Future trends in retail ERP migration governance point toward more AI-assisted implementation and operational intelligence. AI can help classify data anomalies, accelerate test case generation, support documentation, and identify process bottlenecks, but it should operate within governed review processes. Retailers should also expect stronger demand for real-time enterprise integration, more disciplined master data governance, and cloud ERP operating models with better observability and resilience. The organizations that benefit most will be those that treat governance as a business capability, not a project control mechanism.
Executive Conclusion
Retail ERP migration governance is ultimately about aligning commercial intent with operational execution. Merchandising, inventory, and POS cannot be optimized in isolation because each decision affects stock availability, margin control, customer experience, and financial accuracy. The most effective Odoo implementations begin with operating model clarity, disciplined process analysis, pragmatic architecture, strong data governance, and rigorous testing. They avoid unnecessary customization, use integrations deliberately, and prepare the organization for change as seriously as they prepare the technology.
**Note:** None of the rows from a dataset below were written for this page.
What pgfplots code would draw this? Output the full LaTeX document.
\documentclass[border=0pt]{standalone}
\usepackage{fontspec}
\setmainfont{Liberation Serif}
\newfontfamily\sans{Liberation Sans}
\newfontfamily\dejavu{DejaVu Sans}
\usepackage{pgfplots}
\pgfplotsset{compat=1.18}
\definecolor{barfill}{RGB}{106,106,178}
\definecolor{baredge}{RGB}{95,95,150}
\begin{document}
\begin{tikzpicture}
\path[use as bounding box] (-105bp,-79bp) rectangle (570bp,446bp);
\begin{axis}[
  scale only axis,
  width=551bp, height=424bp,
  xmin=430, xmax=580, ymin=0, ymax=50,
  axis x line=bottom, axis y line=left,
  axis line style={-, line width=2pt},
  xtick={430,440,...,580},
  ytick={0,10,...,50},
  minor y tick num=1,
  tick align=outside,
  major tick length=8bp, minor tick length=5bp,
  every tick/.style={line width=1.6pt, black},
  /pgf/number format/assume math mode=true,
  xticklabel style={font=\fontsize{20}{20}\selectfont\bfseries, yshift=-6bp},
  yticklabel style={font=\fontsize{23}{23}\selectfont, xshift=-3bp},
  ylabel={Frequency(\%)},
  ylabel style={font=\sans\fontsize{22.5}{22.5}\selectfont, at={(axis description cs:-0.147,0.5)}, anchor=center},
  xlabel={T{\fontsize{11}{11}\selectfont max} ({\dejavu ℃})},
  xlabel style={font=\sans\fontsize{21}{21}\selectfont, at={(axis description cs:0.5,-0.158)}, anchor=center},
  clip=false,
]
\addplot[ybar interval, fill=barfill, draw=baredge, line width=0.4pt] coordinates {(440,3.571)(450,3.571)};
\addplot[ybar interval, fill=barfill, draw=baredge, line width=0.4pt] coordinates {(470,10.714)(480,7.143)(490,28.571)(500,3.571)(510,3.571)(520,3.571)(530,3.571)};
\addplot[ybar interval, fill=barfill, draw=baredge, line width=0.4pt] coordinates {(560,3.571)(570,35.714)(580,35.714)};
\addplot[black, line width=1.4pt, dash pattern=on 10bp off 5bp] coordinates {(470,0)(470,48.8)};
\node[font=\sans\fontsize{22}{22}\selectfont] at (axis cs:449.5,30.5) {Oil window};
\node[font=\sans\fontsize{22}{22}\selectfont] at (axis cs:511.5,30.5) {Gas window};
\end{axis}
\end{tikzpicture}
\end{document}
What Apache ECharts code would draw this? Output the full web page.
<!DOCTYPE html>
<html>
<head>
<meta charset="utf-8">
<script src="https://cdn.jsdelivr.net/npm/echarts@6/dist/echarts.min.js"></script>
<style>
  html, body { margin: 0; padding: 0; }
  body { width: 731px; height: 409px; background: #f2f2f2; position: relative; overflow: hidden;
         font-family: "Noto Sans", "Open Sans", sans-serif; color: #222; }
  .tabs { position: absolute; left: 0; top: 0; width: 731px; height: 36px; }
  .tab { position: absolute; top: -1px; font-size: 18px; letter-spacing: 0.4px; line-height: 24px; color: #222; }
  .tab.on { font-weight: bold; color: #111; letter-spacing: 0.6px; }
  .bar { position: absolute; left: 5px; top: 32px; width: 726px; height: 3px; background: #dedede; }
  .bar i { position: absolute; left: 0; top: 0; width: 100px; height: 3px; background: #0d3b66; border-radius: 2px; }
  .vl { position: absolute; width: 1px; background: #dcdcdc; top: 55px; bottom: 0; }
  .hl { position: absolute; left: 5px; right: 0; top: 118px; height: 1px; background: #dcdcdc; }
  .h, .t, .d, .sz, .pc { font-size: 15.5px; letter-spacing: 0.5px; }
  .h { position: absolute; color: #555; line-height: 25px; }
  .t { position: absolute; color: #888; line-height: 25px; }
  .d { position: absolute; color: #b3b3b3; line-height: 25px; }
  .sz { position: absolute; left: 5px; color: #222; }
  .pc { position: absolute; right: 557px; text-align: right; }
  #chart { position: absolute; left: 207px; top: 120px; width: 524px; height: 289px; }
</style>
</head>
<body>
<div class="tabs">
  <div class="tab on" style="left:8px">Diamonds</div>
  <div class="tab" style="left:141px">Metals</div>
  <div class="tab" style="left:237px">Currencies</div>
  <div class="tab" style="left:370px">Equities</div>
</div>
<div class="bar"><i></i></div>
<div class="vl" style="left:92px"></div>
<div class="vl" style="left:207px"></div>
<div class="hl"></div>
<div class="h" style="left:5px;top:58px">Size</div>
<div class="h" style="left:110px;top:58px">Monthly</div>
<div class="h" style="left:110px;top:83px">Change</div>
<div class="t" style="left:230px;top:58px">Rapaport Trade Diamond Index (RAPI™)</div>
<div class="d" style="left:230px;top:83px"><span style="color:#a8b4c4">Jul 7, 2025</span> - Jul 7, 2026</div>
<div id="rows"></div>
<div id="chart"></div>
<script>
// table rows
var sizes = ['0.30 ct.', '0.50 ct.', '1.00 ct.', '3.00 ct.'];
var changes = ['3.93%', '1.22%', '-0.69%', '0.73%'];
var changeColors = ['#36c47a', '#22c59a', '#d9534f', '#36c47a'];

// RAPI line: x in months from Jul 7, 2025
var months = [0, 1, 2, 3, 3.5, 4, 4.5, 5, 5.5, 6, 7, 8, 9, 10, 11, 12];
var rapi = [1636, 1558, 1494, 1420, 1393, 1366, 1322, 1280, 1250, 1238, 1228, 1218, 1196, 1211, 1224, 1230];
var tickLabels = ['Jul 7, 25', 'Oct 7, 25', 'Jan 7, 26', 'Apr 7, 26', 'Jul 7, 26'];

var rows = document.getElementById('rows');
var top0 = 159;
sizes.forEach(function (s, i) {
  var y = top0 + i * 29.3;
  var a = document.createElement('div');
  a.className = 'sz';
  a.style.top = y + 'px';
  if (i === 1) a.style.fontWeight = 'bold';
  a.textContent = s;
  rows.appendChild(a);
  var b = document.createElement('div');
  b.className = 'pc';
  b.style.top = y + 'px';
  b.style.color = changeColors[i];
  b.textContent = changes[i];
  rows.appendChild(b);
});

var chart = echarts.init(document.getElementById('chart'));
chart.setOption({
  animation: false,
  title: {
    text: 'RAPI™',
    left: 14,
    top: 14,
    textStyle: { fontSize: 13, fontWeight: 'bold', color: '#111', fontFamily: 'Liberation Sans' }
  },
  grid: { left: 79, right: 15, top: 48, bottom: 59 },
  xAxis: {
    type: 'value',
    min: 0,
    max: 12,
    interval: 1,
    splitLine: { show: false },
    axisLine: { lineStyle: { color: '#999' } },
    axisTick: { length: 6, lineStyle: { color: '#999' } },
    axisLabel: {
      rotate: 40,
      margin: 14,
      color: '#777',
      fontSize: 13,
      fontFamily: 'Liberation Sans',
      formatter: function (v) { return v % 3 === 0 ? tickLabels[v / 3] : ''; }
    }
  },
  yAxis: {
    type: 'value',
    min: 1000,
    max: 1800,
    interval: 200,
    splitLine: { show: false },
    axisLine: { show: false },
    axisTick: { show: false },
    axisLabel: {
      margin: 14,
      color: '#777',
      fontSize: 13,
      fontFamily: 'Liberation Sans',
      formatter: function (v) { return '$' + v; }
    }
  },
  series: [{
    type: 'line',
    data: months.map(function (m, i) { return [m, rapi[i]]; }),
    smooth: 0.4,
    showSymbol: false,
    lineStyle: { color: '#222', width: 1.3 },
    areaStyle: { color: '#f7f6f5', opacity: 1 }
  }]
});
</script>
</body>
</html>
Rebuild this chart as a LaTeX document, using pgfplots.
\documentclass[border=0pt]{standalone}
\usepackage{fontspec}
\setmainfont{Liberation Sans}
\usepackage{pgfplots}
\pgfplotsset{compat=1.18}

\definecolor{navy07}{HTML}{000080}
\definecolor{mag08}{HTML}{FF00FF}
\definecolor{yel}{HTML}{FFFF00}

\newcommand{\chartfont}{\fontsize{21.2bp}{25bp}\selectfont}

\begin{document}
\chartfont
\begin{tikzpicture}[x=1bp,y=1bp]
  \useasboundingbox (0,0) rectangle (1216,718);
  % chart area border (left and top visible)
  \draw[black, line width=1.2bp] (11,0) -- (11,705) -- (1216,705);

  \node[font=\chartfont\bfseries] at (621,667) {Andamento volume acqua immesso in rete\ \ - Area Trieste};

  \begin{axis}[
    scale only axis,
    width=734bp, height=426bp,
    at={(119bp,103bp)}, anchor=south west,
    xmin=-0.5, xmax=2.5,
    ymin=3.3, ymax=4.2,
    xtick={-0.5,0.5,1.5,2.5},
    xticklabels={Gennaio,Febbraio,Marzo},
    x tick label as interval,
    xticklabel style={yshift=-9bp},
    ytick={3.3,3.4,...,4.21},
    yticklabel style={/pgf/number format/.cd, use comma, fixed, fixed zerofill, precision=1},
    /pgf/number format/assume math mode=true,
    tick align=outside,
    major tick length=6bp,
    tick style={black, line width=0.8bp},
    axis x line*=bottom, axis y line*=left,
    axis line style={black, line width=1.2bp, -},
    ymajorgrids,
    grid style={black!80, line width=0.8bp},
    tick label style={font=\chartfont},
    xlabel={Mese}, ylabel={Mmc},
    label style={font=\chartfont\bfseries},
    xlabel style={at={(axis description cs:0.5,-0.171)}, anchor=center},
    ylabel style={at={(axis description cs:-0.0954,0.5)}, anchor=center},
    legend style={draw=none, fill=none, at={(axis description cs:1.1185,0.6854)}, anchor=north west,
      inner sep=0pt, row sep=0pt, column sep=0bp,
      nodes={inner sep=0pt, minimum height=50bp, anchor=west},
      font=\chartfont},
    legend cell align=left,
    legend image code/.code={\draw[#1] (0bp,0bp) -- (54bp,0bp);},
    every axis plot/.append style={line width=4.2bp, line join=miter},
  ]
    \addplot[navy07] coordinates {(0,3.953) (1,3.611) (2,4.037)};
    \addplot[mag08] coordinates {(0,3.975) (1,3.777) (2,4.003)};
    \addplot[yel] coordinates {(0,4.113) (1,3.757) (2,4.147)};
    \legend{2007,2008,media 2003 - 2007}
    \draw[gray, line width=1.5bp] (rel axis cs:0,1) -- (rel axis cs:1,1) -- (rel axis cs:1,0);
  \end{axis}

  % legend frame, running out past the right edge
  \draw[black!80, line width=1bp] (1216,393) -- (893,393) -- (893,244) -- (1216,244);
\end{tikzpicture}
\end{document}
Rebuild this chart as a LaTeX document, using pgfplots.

For CIOs, architects, partners, and transformation leaders, the recommendation is clear: establish executive decision rights early, standardize core retail processes where possible, govern master data as an enterprise asset, and treat cloud operations, security, and support readiness as part of the implementation scope. When that foundation is in place, Odoo can become a practical platform for ERP modernization, workflow automation, and scalable retail operations. When it is not, migration risk simply moves from legacy systems into a new environment. Governance is what determines the difference.